> Given request: Reproduce all of the data that follows, character for character.

◆ ◆ ◆

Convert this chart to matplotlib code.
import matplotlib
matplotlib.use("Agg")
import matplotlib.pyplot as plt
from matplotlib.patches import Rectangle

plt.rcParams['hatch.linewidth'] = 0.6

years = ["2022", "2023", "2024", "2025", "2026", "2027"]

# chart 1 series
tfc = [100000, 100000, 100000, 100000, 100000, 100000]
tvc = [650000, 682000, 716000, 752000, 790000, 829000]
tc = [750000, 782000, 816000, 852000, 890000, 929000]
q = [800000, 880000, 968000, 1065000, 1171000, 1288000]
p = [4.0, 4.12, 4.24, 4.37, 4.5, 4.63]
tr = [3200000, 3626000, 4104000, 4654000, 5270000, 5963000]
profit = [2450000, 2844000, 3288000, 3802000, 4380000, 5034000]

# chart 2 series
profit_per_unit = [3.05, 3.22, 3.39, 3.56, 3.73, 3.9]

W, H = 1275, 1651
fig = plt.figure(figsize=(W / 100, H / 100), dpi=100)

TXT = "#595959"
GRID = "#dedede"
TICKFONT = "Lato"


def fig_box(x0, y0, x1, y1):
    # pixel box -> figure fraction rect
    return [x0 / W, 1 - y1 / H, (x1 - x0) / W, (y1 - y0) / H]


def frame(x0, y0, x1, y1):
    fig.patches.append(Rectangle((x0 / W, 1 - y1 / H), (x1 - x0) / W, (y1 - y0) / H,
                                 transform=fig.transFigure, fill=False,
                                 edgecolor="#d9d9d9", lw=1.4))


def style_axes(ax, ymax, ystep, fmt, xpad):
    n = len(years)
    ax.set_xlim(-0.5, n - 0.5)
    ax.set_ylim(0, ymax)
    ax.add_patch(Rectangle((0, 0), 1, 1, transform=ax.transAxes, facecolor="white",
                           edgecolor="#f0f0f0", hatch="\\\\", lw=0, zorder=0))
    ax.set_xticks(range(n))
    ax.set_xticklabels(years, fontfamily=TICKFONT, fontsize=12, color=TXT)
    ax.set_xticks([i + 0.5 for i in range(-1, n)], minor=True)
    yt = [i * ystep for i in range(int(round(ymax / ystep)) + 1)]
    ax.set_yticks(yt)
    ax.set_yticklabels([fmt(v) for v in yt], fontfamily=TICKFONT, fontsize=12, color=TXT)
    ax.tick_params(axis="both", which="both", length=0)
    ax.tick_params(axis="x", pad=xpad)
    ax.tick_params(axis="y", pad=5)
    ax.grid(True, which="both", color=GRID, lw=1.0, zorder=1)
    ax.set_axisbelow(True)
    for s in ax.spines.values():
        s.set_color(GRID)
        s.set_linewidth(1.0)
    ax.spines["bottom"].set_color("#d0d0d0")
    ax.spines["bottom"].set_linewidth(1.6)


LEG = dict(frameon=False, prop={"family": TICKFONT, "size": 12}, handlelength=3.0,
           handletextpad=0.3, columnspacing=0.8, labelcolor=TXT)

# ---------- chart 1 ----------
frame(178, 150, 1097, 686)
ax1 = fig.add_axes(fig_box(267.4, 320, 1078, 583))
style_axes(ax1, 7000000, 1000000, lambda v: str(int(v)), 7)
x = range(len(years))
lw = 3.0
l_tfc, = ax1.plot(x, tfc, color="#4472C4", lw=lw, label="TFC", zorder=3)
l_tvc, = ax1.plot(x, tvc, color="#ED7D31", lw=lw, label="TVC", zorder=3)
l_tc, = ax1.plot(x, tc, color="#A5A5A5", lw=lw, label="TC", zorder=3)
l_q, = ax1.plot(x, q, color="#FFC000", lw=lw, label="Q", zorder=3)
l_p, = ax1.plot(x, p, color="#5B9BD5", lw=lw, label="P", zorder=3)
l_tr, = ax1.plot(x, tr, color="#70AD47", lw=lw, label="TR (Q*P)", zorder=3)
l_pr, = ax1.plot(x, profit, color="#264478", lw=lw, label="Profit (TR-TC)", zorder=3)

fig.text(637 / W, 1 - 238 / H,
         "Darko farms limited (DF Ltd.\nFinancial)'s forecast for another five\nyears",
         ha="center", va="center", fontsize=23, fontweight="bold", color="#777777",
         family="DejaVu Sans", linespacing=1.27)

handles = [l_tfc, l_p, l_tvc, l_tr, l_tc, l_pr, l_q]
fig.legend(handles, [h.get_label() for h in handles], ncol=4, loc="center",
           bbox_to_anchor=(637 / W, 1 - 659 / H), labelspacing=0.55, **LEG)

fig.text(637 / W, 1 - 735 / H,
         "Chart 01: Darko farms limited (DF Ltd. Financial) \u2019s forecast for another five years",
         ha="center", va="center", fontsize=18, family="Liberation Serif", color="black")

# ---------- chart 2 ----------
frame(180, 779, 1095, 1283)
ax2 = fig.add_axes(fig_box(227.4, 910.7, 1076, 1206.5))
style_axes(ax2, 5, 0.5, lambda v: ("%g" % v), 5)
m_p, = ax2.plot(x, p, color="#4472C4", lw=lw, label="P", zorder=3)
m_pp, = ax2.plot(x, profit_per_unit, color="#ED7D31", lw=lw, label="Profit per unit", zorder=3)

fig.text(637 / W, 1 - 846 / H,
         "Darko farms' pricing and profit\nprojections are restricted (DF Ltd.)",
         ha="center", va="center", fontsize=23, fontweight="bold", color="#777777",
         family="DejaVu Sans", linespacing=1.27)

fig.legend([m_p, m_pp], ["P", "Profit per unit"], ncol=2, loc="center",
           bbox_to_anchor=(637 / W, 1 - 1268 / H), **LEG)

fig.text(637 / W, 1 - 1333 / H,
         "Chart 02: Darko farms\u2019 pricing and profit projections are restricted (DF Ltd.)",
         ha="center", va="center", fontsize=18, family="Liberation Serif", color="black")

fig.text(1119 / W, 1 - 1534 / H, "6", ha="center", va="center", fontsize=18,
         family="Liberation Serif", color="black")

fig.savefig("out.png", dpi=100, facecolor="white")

◆ ◆ ◆

> Complete output:
Convert this chart to matplotlib code.
import matplotlib
matplotlib.use("Agg")
import matplotlib.pyplot as plt
from matplotlib.patches import Rectangle

plt.rcParams['hatch.linewidth'] = 0.6

years = ["2022", "2023", "2024", "2025", "2026", "2027"]

# chart 1 series
tfc = [100000, 100000, 100000, 100000, 100000, 100000]
tvc = [650000, 682000, 716000, 752000, 790000, 829000]
tc = [750000, 782000, 816000, 852000, 890000, 929000]
q = [800000, 880000, 968000, 1065000, 1171000, 1288000]
p = [4.0, 4.12, 4.24, 4.37, 4.5, 4.63]
tr = [3200000, 3626000, 4104000, 4654000, 5270000, 5963000]
profit = [2450000, 2844000, 3288000, 3802000, 4380000, 5034000]

# chart 2 series
profit_per_unit = [3.05, 3.22, 3.39, 3.56, 3.73, 3.9]

W, H = 1275, 1651
fig = plt.figure(figsize=(W / 100, H / 100), dpi=100)

TXT = "#595959"
GRID = "#dedede"
TICKFONT = "Lato"


def fig_box(x0, y0, x1, y1):
    # pixel box -> figure fraction rect
    return [x0 / W, 1 - y1 / H, (x1 - x0) / W, (y1 - y0) / H]


def frame(x0, y0, x1, y1):
    fig.patches.append(Rectangle((x0 / W, 1 - y1 / H), (x1 - x0) / W, (y1 - y0) / H,
                                 transform=fig.transFigure, fill=False,
                                 edgecolor="#d9d9d9", lw=1.4))


def style_axes(ax, ymax, ystep, fmt, xpad):
    n = len(years)
    ax.set_xlim(-0.5, n - 0.5)
    ax.set_ylim(0, ymax)
    ax.add_patch(Rectangle((0, 0), 1, 1, transform=ax.transAxes, facecolor="white",
                           edgecolor="#f0f0f0", hatch="\\\\", lw=0, zorder=0))
    ax.set_xticks(range(n))
    ax.set_xticklabels(years, fontfamily=TICKFONT, fontsize=12, color=TXT)
    ax.set_xticks([i + 0.5 for i in range(-1, n)], minor=True)
    yt = [i * ystep for i in range(int(round(ymax / ystep)) + 1)]
    ax.set_yticks(yt)
    ax.set_yticklabels([fmt(v) for v in yt], fontfamily=TICKFONT, fontsize=12, color=TXT)
    ax.tick_params(axis="both", which="both", length=0)
    ax.tick_params(axis="x", pad=xpad)
    ax.tick_params(axis="y", pad=5)
    ax.grid(True, which="both", color=GRID, lw=1.0, zorder=1)
    ax.set_axisbelow(True)
    for s in ax.spines.values():
        s.set_color(GRID)
        s.set_linewidth(1.0)
    ax.spines["bottom"].set_color("#d0d0d0")
    ax.spines["bottom"].set_linewidth(1.6)


LEG = dict(frameon=False, prop={"family": TICKFONT, "size": 12}, handlelength=3.0,
           handletextpad=0.3, columnspacing=0.8, labelcolor=TXT)

# ---------- chart 1 ----------
frame(178, 150, 1097, 686)
ax1 = fig.add_axes(fig_box(267.4, 320, 1078, 583))
style_axes(ax1, 7000000, 1000000, lambda v: str(int(v)), 7)
x = range(len(years))
lw = 3.0
l_tfc, = ax1.plot(x, tfc, color="#4472C4", lw=lw, label="TFC", zorder=3)
l_tvc, = ax1.plot(x, tvc, color="#ED7D31", lw=lw, label="TVC", zorder=3)
l_tc, = ax1.plot(x, tc, color="#A5A5A5", lw=lw, label="TC", zorder=3)
l_q, = ax1.plot(x, q, color="#FFC000", lw=lw, label="Q", zorder=3)
l_p, = ax1.plot(x, p, color="#5B9BD5", lw=lw, label="P", zorder=3)
l_tr, = ax1.plot(x, tr, color="#70AD47", lw=lw, label="TR (Q*P)", zorder=3)
l_pr, = ax1.plot(x, profit, color="#264478", lw=lw, label="Profit (TR-TC)", zorder=3)

fig.text(637 / W, 1 - 238 / H,
         "Darko farms limited (DF Ltd.\nFinancial)'s forecast for another five\nyears",
         ha="center", va="center", fontsize=23, fontweight="bold", color="#777777",
         family="DejaVu Sans", linespacing=1.27)

handles = [l_tfc, l_p, l_tvc, l_tr, l_tc, l_pr, l_q]
fig.legend(handles, [h.get_label() for h in handles], ncol=4, loc="center",
           bbox_to_anchor=(637 / W, 1 - 659 / H), labelspacing=0.55, **LEG)

fig.text(637 / W, 1 - 735 / H,
         "Chart 01: Darko farms limited (DF Ltd. Financial) \u2019s forecast for another five years",
         ha="center", va="center", fontsize=18, family="Liberation Serif", color="black")

# ---------- chart 2 ----------
frame(180, 779, 1095, 1283)
ax2 = fig.add_axes(fig_box(227.4, 910.7, 1076, 1206.5))
style_axes(ax2, 5, 0.5, lambda v: ("%g" % v), 5)
m_p, = ax2.plot(x, p, color="#4472C4", lw=lw, label="P", zorder=3)
m_pp, = ax2.plot(x, profit_per_unit, color="#ED7D31", lw=lw, label="Profit per unit", zorder=3)

fig.text(637 / W, 1 - 846 / H,
         "Darko farms' pricing and profit\nprojections are restricted (DF Ltd.)",
         ha="center", va="center", fontsize=23, fontweight="bold", color="#777777",
         family="DejaVu Sans", linespacing=1.27)

fig.legend([m_p, m_pp], ["P", "Profit per unit"], ncol=2, loc="center",
           bbox_to_anchor=(637 / W, 1 - 1268 / H), **LEG)

fig.text(637 / W, 1 - 1333 / H,
         "Chart 02: Darko farms\u2019 pricing and profit projections are restricted (DF Ltd.)",
         ha="center", va="center", fontsize=18, family="Liberation Serif", color="black")

fig.text(1119 / W, 1 - 1534 / H, "6", ha="center", va="center", fontsize=18,
         family="Liberation Serif", color="black")

fig.savefig("out.png", dpi=100, facecolor="white")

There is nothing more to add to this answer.